Consolidation is another option for heavily indebted. Like with credit counseling, the counselor assigned to your case will negotiate with your lenders and attempt to lower your principle balance. If terms are met, money will be deposited into an account each month until the agreed upon balance is paid in full. The same will then be done for any other accounts until those balances are resolved as well. This method simplifies the situation for the debtor by allowing the consumer to make just one payment per month.
Furthermore, there are a number of private lenders and peer to peer lenders who can help you simplify your payments and allow you to pay off your entire debt with one monthly payment.
Counseling guides indebted consumers in managing their existing debt while giving them the financial skills needed to avoid taking on additional debt. While there are a number of approaches credit counselors can take, developing debt management plans is the most typical.
In such cases, your counselor will negotiate with lenders in order to lower interest rates or waive finance charges and fees. There are a number of good companies out there willing to work with you no matter how bleak your situation may appear.
There are a number of quality credit counselors available, and interested individuals can visit the National Foundation for Credit Counseling's website. In addition, the Independent Association of Certified Counseling Agencies also offers excellent credit counseling programs.
Debt Management Programs
Debt management programs are very similar to credit counseling in that they pair you with a counselor who will spend time with you going over your income, assets and debts and develop a repayment strategy suited to your situation. However, something to keep in mind is that mortgages, home equity loans, and auto loans are not included in most debt management programs. Furthermore, student loans are generally not covered by debt management programs either so this option is best for those seeking to manage credit card debt.

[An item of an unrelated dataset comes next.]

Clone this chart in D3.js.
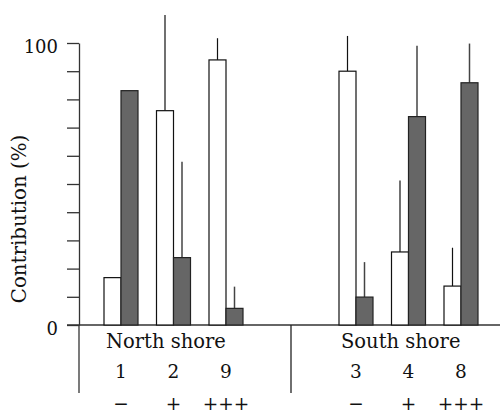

Often times, you'll reach a point where your debt is simply too high and you simply can't afford to pay your balance in full nor can you afford to make the required monthly payments. Oftentimes, creditors will reach an agreement with you to gradually repay a smaller amount in lieu of sending your account to creditors.
This is considered the last resort. It's essentially tapping out or hitting eject. This should only be an option you should take if your debts reach extreme levels where even credit counseling or consolidation would not be able to significantly reduce your financial burden. Filing bankruptcy absolves you from paying all existing debts with the exception of student loans. However, this absolution doesn't come without its caveats. The primary caveat being that it has significant negative impacts on your credit. First, it will knock about 200 points off your credit score. Furthermore, credit bureaus will report your bankruptcy for up to seven years so it has a long-lasting effect.